Ladybird: The Cozy Cafe You Can’t Miss

If Heather Crane could do nothing but make bread, she’d be a happy lady.

“Artisan bread is my favorite thing in the world to bake,” she says.

At its core, she explained, bread is just a few simple ingredients — flour, salt, water and a rising agent. It’s the technique and love that go into each sourdough loaf, scone and snack that make her creations special.

Of course, as the owner of Ladybird at 22 Hotchkiss Ave., Crane does more than bake bread. She’s created a cozy cafe right off the highway where customers can grab a cup of Joe, craft pastry or satiating entree and hang out in an aesthetic joint with views of the San Juans.

Just 15 minutes south of Montrose, Ladybird is impossible to miss for anyone driving on Highway 550 toward Ridgway — not that you’d want to. And, it opens at 6:30 a.m., giving Telluride-bound skiers and snowboarders plenty of time to grab some fuel before a day on the slopes.

“You can come grab a breakfast burrito and a coffee and still get first chair,” Crane says.

Heather Crane has created a cozy cafe right off the highway near Montrose, where she can bake all the time. Photos by Kylea Henseler.

LADYBIRD BEGINS

Crane began baking as a child, and worked her first job and many subsequent gigs in the baking business. Back then, she didn’t know owning her own spot was in the cards.

“It was something I always fell back on,” she says. “But I never knew I was going to be a baker.”

Ladybird came about naturally, due to customer demand for Crane’s handcrafted carbs.
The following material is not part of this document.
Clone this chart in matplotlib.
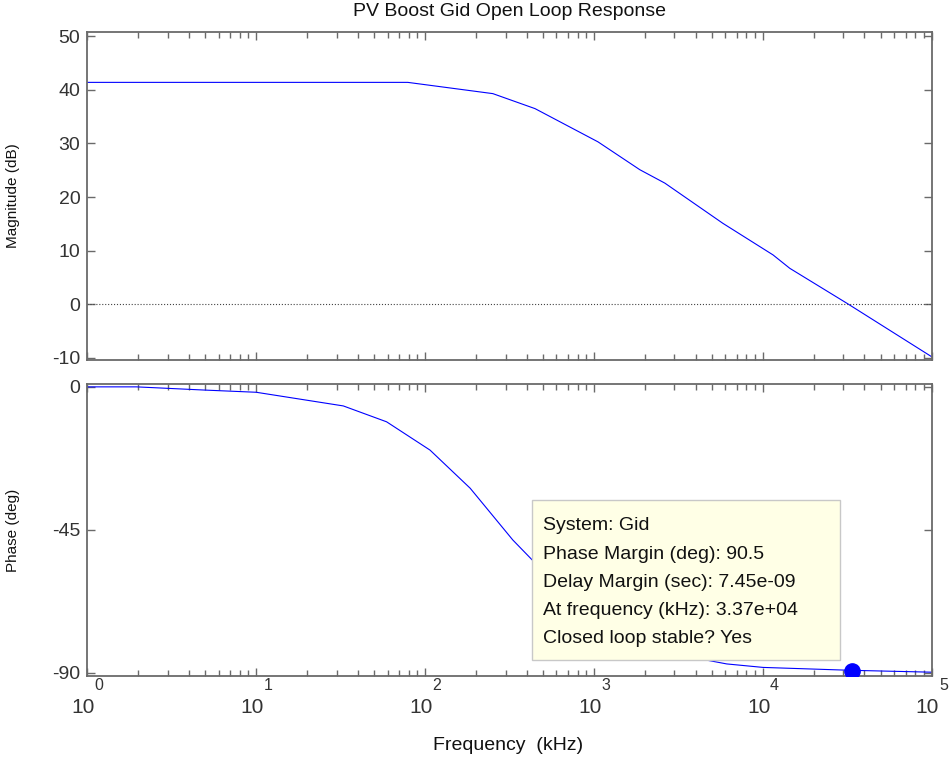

She moved to the Western Slope 13 years ago and started up a side hustle selling her homebaked goods at local farmers markets.

“It was very small-scale, just 15 to 20 loaves of bread,” she says. “I baked it at home in my home oven. And then with each year, it got a little bit bigger.”

Within a few years, Crane purchased Pine Cone Catering, and operating that business gave her more kitchen space and equipment to ramp up the production of baked goods. Eventually, farmers market fans encouraged her to open her own shop, and she gave the people what they wanted.

“A lot of people were like, ‘When are you actually going to open a brick and mortar?’” Crane says.

The answer to that question was early 2024.

PINK AND JAZZ AND BIRDS

Crane’s location, on the route from Montrose Regional Airport to popular Western Slope tourist destinations, makes it a convenient stop for coffee. It once was, before La Zona Colona closed during the COVID-19 pandemic. For several years after, a large roadside sign reading “Coffee” remained — a remnant of what had been.

That was until Crane closed on the building last year and quickly turned it into a buzzing bakery and cafe.

Instrumental music, often swingin’ jazz, greets customers as soon as they walk in the door, and the aesthetic is a mix of cozy accents, rosy hues and vintage touches. “It’s like pink and birds and jazz and baking all made a baby,” Crane says.

The restaurant’s name is a play on “crane,” a type of bird, while the decor and soundtrack pay homage to New Orleans, one of Crane’s favorite cities.

The Big Easy influence runs deeper than the vibe. Crane sources all the coffee from French Truck Coffee, a small New Orleans-based chain. She remembers feeling an immediate connection the first time she visited a French Truck location and later, when she started her business, just knew she had to see if it had a wholesale program.

“The coffee is pretty special,” she says, adding the company focuses on producing a small-batch, ethically sourced product.

It pairs perfectly with the carefully-made pastries, burritos, quiches and more on Crane’s menu, and she noted she also tries to source local and seasonal ingredients as much as possible.

Everything, she says, is made with “a lot of time and a lot of love.”

And Crane has one goal in mind each time a customer visits Ladybird. “I want people to feel naturally cheery when they walk in,” she says.